With Gramm’s past success, Fitts said, “I can’t underscore enough how happy we are to have her on board.”
Visionary Support
Tulane’s Innovation Institute has three core pillars: entrepreneurial programming on campus, community engagement with the wider New Orleans startup community, and an innovation lab named after Robert L. Priddy (UC ’69).
Priddy, whose career spanned aviation and private equity, and his wife, Kikie, run the Priddy Family Foundation, along with their daughter and son-in-law, Shannon and Mike Acks, and their son, Christopher Priddy. The foundation made a lead gift to establish the Robert L. Priddy Innovation Lab.
“Throughout my career I’ve loved watching small ventures grow into thriving enterprises,” said Robert Priddy. “In the Innovation Institute, I see a promising idea with the power to capitalize on Tulane’s existing strengths and grow into something huge for the city and the Gulf Coast.”
Gramm said that the Priddy Innovation Lab “is designed to systematically provide resources to multidisciplinary teams that will test a technology, make sure it works and does what they thought it would to solve the problem. Does the innovation solve a problem for a market?”
The Innovation Lab will be a competitive environment, said Gramm. Inventors and creators will submit abstracts with their ideas along with proposed milestones for product development and budgets.
There is something called the Valley of Death in a technology/startup stage of development, said Gramm. Ideas can sometimes flounder, and products never get off the ground between when the inventor has an idea and the point when revenue can actually be generated.

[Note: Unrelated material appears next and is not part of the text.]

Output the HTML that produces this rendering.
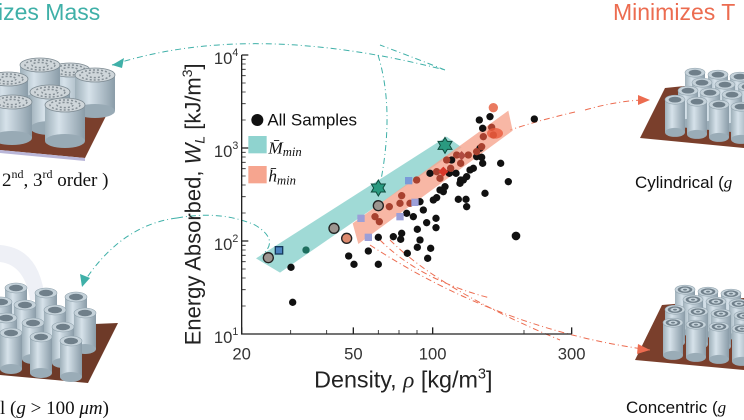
<!DOCTYPE html>
<html><head><meta charset="utf-8"><style>
html,body{margin:0;padding:0;background:#fff;width:744px;height:420px;overflow:hidden}
svg{display:block}
text{font-family:"Liberation Sans",sans-serif}
.serif{font-family:"Liberation Serif",serif}
</style></head><body>
<svg width="744" height="420" viewBox="0 0 744 420" xmlns="http://www.w3.org/2000/svg">
<defs>
<linearGradient id="cyl" x1="0" x2="1" y1="0" y2="0">
<stop offset="0" stop-color="#9fb0ba"/><stop offset="0.35" stop-color="#d6e2ea"/><stop offset="1" stop-color="#8a9ca8"/>
</linearGradient>
<symbol id="tube" viewBox="0 0 22 46" overflow="visible">
<rect x="0" y="5" width="22" height="36" fill="url(#cyl)"/>
<ellipse cx="11" cy="41" rx="11" ry="5" fill="#9aacb7"/>
<ellipse cx="11" cy="5" rx="11" ry="5" fill="#c5d2da" stroke="#8ea0ab" stroke-width="0.6"/>
<ellipse cx="11" cy="5" rx="7" ry="3.2" fill="#6f7f8a"/>
</symbol>
<symbol id="conc" viewBox="0 0 22 46" overflow="visible">
<rect x="0" y="5" width="22" height="36" fill="url(#cyl)"/>
<ellipse cx="11" cy="41" rx="11" ry="5" fill="#9aacb7"/>
<ellipse cx="11" cy="5" rx="11" ry="5" fill="#c5d2da" stroke="#8ea0ab" stroke-width="0.6"/>
<ellipse cx="11" cy="5" rx="8" ry="3.6" fill="#6f7f8a"/>
<ellipse cx="11" cy="5" rx="5" ry="2.2" fill="#c5d2da"/>
<ellipse cx="11" cy="5" rx="2.2" ry="1" fill="#6f7f8a"/>
</symbol>
<symbol id="big" viewBox="0 0 40 50" overflow="visible">
<rect x="0" y="7" width="40" height="36" fill="url(#cyl)"/>
<ellipse cx="20" cy="43" rx="20" ry="7" fill="#98aab5"/>
<ellipse cx="20" cy="7" rx="20" ry="7" fill="#cfd6da" stroke="#7d8a92" stroke-width="0.8"/>
<ellipse cx="20" cy="7" rx="15" ry="5" fill="none" stroke="#858f96" stroke-width="1.5" stroke-dasharray="2 2"/>
<ellipse cx="20" cy="7" rx="8" ry="2.6" fill="none" stroke="#858f96" stroke-width="1.5" stroke-dasharray="2 2"/>
</symbol>
</defs>

<text x="-2" y="20" font-size="23" fill="#3fb0a8">izes Mass</text>
<text x="613" y="20" font-size="23" fill="#ec6c50">Minimizes T</text>

<!-- top-left block -->
<polygon points="0,120 113,102 85,158 0,150" fill="#7a3f2c"/>
<polygon points="0,150 85,158 85,161 0,153" fill="#b9b6d8"/>
<use href="#big" x="50" y="63" width="40" height="50"/>
<use href="#big" x="75" y="68" width="40" height="50"/>
<use href="#big" x="20" y="58" width="40" height="50"/>
<use href="#big" x="-12" y="72" width="40" height="50"/>
<use href="#big" x="30" y="85" width="40" height="50"/>
<use href="#big" x="-8" y="95" width="40" height="50"/>
<use href="#big" x="45" y="98" width="40" height="50"/>
<text x="2" y="186" font-size="19" class="serif" fill="#111">2<tspan font-size="12" dy="-8">nd</tspan><tspan dy="8">, 3</tspan><tspan font-size="12" dy="-8">rd</tspan><tspan dy="8"> order )</tspan></text>

<!-- bottom-left block -->
<path d="M0,245 Q40,248 45,300 L30,300 Q25,265 0,262 Z" fill="#eef0f6"/>
<polygon points="0,328 118,323 88,383 0,375" fill="#6e3a28"/>
<g>
<use href="#tube" x="5" y="283" width="22" height="46"/>
<use href="#tube" x="35" y="288" width="22" height="46"/>
<use href="#tube" x="65" y="292" width="22" height="46"/>
<use href="#tube" x="-10" y="297" width="22" height="46"/>
<use href="#tube" x="14" y="300" width="22" height="46"/>
<use href="#tube" x="44" y="305" width="22" height="46"/>
<use href="#tube" x="74" y="308" width="22" height="46"/>
<use href="#tube" x="-5" y="313" width="22" height="46"/>
<use href="#tube" x="22" y="318" width="22" height="46"/>
<use href="#tube" x="52" y="322" width="22" height="46"/>
<use href="#tube" x="0" y="328" width="22" height="46"/>
<use href="#tube" x="30" y="332" width="22" height="46"/>
<use href="#tube" x="60" y="336" width="22" height="46"/>
</g>
<text x="0" y="414" font-size="19" class="serif" font-style="italic" fill="#111"><tspan font-style="normal">l (</tspan>g <tspan font-style="normal">&gt; 100 </tspan>μm<tspan font-style="normal">)</tspan></text>

<!-- top-right block -->
<polygon points="665,88 744,80 744,148 640,138" fill="#7a3f2c"/>
<g>
<use href="#tube" x="685" y="68" width="20" height="42"/>
<use href="#tube" x="708" y="70" width="20" height="42"/>
<use href="#tube" x="730" y="72" width="20" height="42"/>
<use href="#tube" x="692" y="78" width="20" height="42"/>
<use href="#tube" x="715" y="80" width="20" height="42"/>
<use href="#tube" x="738" y="82" width="20" height="42"/>
<use href="#tube" x="678" y="86" width="20" height="42"/>
<use href="#tube" x="700" y="88" width="20" height="42"/>
<use href="#tube" x="722" y="90" width="20" height="42"/>
<use href="#tube" x="665" y="95" width="20" height="42"/>
<use href="#tube" x="687" y="97" width="20" height="42"/>
<use href="#tube" x="709" y="100" width="20" height="42"/>
<use href="#tube" x="731" y="102" width="20" height="42"/>
</g>
<text x="635" y="188" font-size="17" fill="#111">Cylindrical (<tspan class="serif" font-style="italic">g</tspan></text>

<!-- bottom-right block -->
<polygon points="662,305 744,298 744,370 635,360" fill="#7a3f2c"/>
<g>
<use href="#conc" x="675" y="285" width="20" height="42"/>
<use href="#conc" x="698" y="287" width="20" height="42"/>
<use href="#conc" x="721" y="289" width="20" height="42"/>
<use href="#conc" x="683" y="295" width="20" height="42"/>
<use href="#conc" x="706" y="297" width="20" height="42"/>
<use href="#conc" x="729" y="299" width="20" height="42"/>
<use href="#conc" x="665" y="305" width="20" height="42"/>
<use href="#conc" x="688" y="307" width="20" height="42"/>
<use href="#conc" x="711" y="309" width="20" height="42"/>
<use href="#conc" x="734" y="311" width="20" height="42"/>
<use href="#conc" x="663" y="318" width="20" height="42"/>
<use href="#conc" x="686" y="320" width="20" height="42"/>
<use href="#conc" x="709" y="322" width="20" height="42"/>
<use href="#conc" x="732" y="324" width="20" height="42"/>
</g>
<text x="626" y="413" font-size="17" fill="#111">Concentric (<tspan class="serif" font-style="italic">g</tspan></text>

<g fill="none" stroke-width="1" stroke-dasharray="6 3 1 3">
<path d="M112,65 Q250,20 445,70" stroke="#3fb0a8"/>
<path d="M445,70 Q420,60 380,45" stroke="#3fb0a8"/>
<path d="M378,55 Q395,110 380,185" stroke="#3fb0a8"/>
<path d="M177,218 Q120,225 82,285" stroke="#3fb0a8"/>
<path d="M177,218 Q220,210 255,225 Q280,240 262,255" stroke="#3fb0a8"/>
<path d="M585,110 Q620,100 648,100" stroke="#ec6c50"/>
<path d="M575,112 Q540,120 510,130" stroke="#ec6c50"/>
<path d="M380,240 Q420,280 490,298" stroke="#ec6c50"/>
<path d="M370,245 Q500,330 650,350" stroke="#ec6c50"/>
<path d="M390,240 Q440,290 560,340" stroke="#ec6c50"/>
</g>
<polygon points="112,65 124,58 122,68" fill="#3fb0a8"/>
<polygon points="82,287 80,274 90,278" fill="#3fb0a8"/>
<polygon points="650,100 638,95 638,105" fill="#ec6c50"/>
<polygon points="650,350 638,344 637,354" fill="#ec6c50"/>

<g transform="translate(180,40) scale(0.33333)">
<polygon points="228,655 300,698 845,322 800,290" fill="#8fd3cf" opacity="0.85"/>
<polygon points="518,550 535,612 998,272 985,212" fill="#f6a58f" opacity="0.8"/>
<g fill="#111">
<circle cx="333" cy="682" r="11"/><circle cx="338" cy="787" r="11"/><circle cx="506" cy="648" r="11"/><circle cx="522" cy="673" r="11"/><circle cx="565" cy="633" r="11"/><circle cx="595" cy="592" r="11"/><circle cx="595" cy="673" r="11"/><circle cx="665" cy="580" r="11"/><circle cx="662" cy="598" r="11"/><circle cx="682" cy="640" r="11"/><circle cx="712" cy="622" r="11"/><circle cx="712" cy="568" r="11"/><circle cx="740" cy="548" r="11"/><circle cx="752" cy="625" r="11"/><circle cx="743" cy="655" r="11"/><circle cx="768" cy="535" r="11"/><circle cx="768" cy="563" r="11"/><circle cx="770" cy="473" r="11"/><circle cx="780" cy="450" r="11"/><circle cx="790" cy="455" r="11"/><circle cx="795" cy="440" r="11"/><circle cx="835" cy="478" r="11"/><circle cx="840" cy="430" r="11"/><circle cx="842" cy="420" r="11"/><circle cx="858" cy="478" r="11"/><circle cx="860" cy="500" r="11"/><circle cx="860" cy="410" r="11"/><circle cx="870" cy="390" r="11"/><circle cx="880" cy="385" r="11"/><circle cx="890" cy="350" r="11"/><circle cx="900" cy="325" r="11"/><circle cx="898" cy="240" r="11"/><circle cx="905" cy="352" r="11"/><circle cx="908" cy="370" r="11"/><circle cx="915" cy="460" r="11"/><circle cx="930" cy="230" r="11"/><circle cx="908" cy="265" r="11"/><circle cx="985" cy="425" r="11"/><circle cx="962" cy="370" r="11"/><circle cx="1008" cy="588" r="13"/><circle cx="1063" cy="237" r="11"/><circle cx="720" cy="485" r="11"/><circle cx="750" cy="400" r="11"/><circle cx="808" cy="400" r="11"/><circle cx="828" cy="400" r="11"/><circle cx="850" cy="420" r="11"/><circle cx="815" cy="360" r="11"/><circle cx="760" cy="480" r="11"/><circle cx="720" cy="600" r="11"/><circle cx="640" cy="590" r="11"/><circle cx="700" cy="530" r="11"/><circle cx="730" cy="510" r="11"/><circle cx="680" cy="520" r="11"/>
</g>
<g fill="#a8412f">
<circle cx="585" cy="530" r="11"/><circle cx="598" cy="545" r="11"/><circle cx="628" cy="500" r="11"/><circle cx="665" cy="467" r="11"/><circle cx="690" cy="490" r="11"/><circle cx="660" cy="490" r="11"/><circle cx="710" cy="420" r="11"/><circle cx="780" cy="415" r="11"/><circle cx="812" cy="385" r="11"/><circle cx="842" cy="370" r="11"/><circle cx="865" cy="345" r="11"/><circle cx="890" cy="335" r="11"/><circle cx="905" cy="320" r="11"/><circle cx="910" cy="290" r="11"/><circle cx="935" cy="262" r="11"/><circle cx="940" cy="285" r="11"/><circle cx="800" cy="360" r="11"/><circle cx="830" cy="345" r="11"/><circle cx="770" cy="395" r="11"/>
</g>
<circle cx="378" cy="630" r="11" fill="#1e6e5e"/>
<ellipse cx="945" cy="280" rx="24" ry="16" fill="#ea5a3c" opacity="0.8"/>
<polygon points="790,380 805,395 790,410 775,395" fill="#d9382a"/>
<polygon points="845,333 858,347 845,361 832,347" fill="#b04a40"/>
<circle cx="940" cy="203" r="14" fill="#ea7a60"/>
<g fill="#9b9fd8">
<rect x="675" y="411" width="22" height="22" fill="#7a9ad8"/>
<rect x="532" y="524" width="22" height="22"/>
<rect x="554" y="581" width="22" height="22"/>
<rect x="649" y="519" width="22" height="22"/>
<rect x="694" y="476" width="22" height="22"/>
</g>
<rect x="286" y="620" width="22" height="22" fill="#4b83c0" stroke="#163a5c" stroke-width="4"/>
<g stroke="#222" stroke-width="4">
<circle cx="265" cy="653" r="15" fill="#9c9590"/>
<circle cx="462" cy="565" r="15" fill="#9c9590"/>
<circle cx="595" cy="497" r="15" fill="#9c9590"/>
<circle cx="500" cy="595" r="15" fill="#dc8a6e"/>
</g>
<g fill="#2a9a80" stroke="#0e4a3c" stroke-width="3">
<polygon points="595,420 602,432 616,432 609,444 616,456 602,456 595,468 588,456 574,456 581,444 574,432 588,432"/>
<polygon points="795,292 802,304 816,304 809,316 816,328 802,328 795,340 788,328 774,328 781,316 774,304 788,304"/>
</g>
<g stroke="#222" stroke-width="4" fill="none">
<path d="M185,45 L185,882 L1175,882"/>
<path d="M185,45 l20,0 M185,324 l20,0 M185,603 l20,0 M185,882 l0,-20 M520,882 l0,-20 M758,882 l0,-20 M1175,882 l0,-20"/>
<g stroke-width="2.5">
<path d="M185,798 l12,0 M185,749 l12,0 M185,714 l12,0 M185,687 l12,0 M185,665 l12,0 M185,646 l12,0 M185,630 l12,0 M185,616 l12,0"/>
<path d="M185,519 l12,0 M185,470 l12,0 M185,435 l12,0 M185,408 l12,0 M185,386 l12,0 M185,367 l12,0 M185,351 l12,0 M185,337 l12,0"/>
<path d="M185,240 l12,0 M185,191 l12,0 M185,156 l12,0 M185,129 l12,0 M185,107 l12,0 M185,88 l12,0 M185,72 l12,0 M185,58 l12,0"/>
<path d="M332,882 l0,-12 M440,882 l0,-12 M595,882 l0,-12 M657,882 l0,-12 M711,882 l0,-12 M1032,882 l0,-12"/>
</g>
</g>
<g font-size="50" fill="#333">
<text x="175" y="72" text-anchor="end">10<tspan font-size="32" dy="-24">4</tspan></text>
<text x="175" y="351" text-anchor="end">10<tspan font-size="32" dy="-24">3</tspan></text>
<text x="175" y="630" text-anchor="end">10<tspan font-size="32" dy="-24">2</tspan></text>
<text x="175" y="909" text-anchor="end">10<tspan font-size="32" dy="-24">1</tspan></text>
<text x="185" y="958" text-anchor="middle">20</text>
<text x="520" y="958" text-anchor="middle">50</text>
<text x="758" y="958" text-anchor="middle">100</text>
<text x="1175" y="958" text-anchor="middle">300</text>
</g>
<text x="670" y="1042" font-size="70" fill="#222" text-anchor="middle">Density, <tspan class="serif" font-style="italic">ρ</tspan> [kg/m<tspan font-size="44" dy="-26">3</tspan><tspan dy="26">]</tspan></text>
<text transform="translate(62,493) rotate(-90)" font-size="66" fill="#222" text-anchor="middle">Energy Absorbed, <tspan font-style="italic">W<tspan font-size="42" dy="12">L</tspan></tspan><tspan dy="-12"> [kJ/m</tspan><tspan font-size="42" dy="-26">3</tspan><tspan dy="26">]</tspan></text>
<circle cx="232" cy="240" r="18" fill="#111"/>
<text x="262" y="257" font-size="51" fill="#111">All Samples</text>
<rect x="205" y="288" width="55" height="52" fill="#8fd3cf"/>
<text x="265" y="340" font-size="52" fill="#111" class="serif" font-style="italic">M̄<tspan font-size="38" dy="8">min</tspan></text>
<rect x="205" y="378" width="55" height="52" fill="#f6a58f"/>
<text x="265" y="425" font-size="52" fill="#111" class="serif" font-style="italic">h̄<tspan font-size="38" dy="8">min</tspan></text>
</g>
</svg>
</body></html>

“We think of revenue as the lifeblood of a startup company,” said Gramm. “Startups have to have money to survive so that they can become profitable.”
Many startups fail because they don’t have the resources to test whether or not the invention works. Or the startup may not have the capacity to identify a viable market. That’s where the Innovation Lab will have a major impact to support the progression of an idea to the market.
“The idea is creating things that people really need,” said Gramm.
Peas in a Pod
Researchers and entrepreneurs are alike, said Gramm. They both are testing hypotheses through a “humbling process of iteration.”
While researchers are validated through peer-reviewed journal articles, competitive grants funding and other accolades, “in the case of entrepreneurs, the market tells them if technologies or products are necessary and competitive,” said Gramm.
“Iteration is this process of evaluating something, testing it, and then going back, testing it again, making a small adjustment and getting it right.”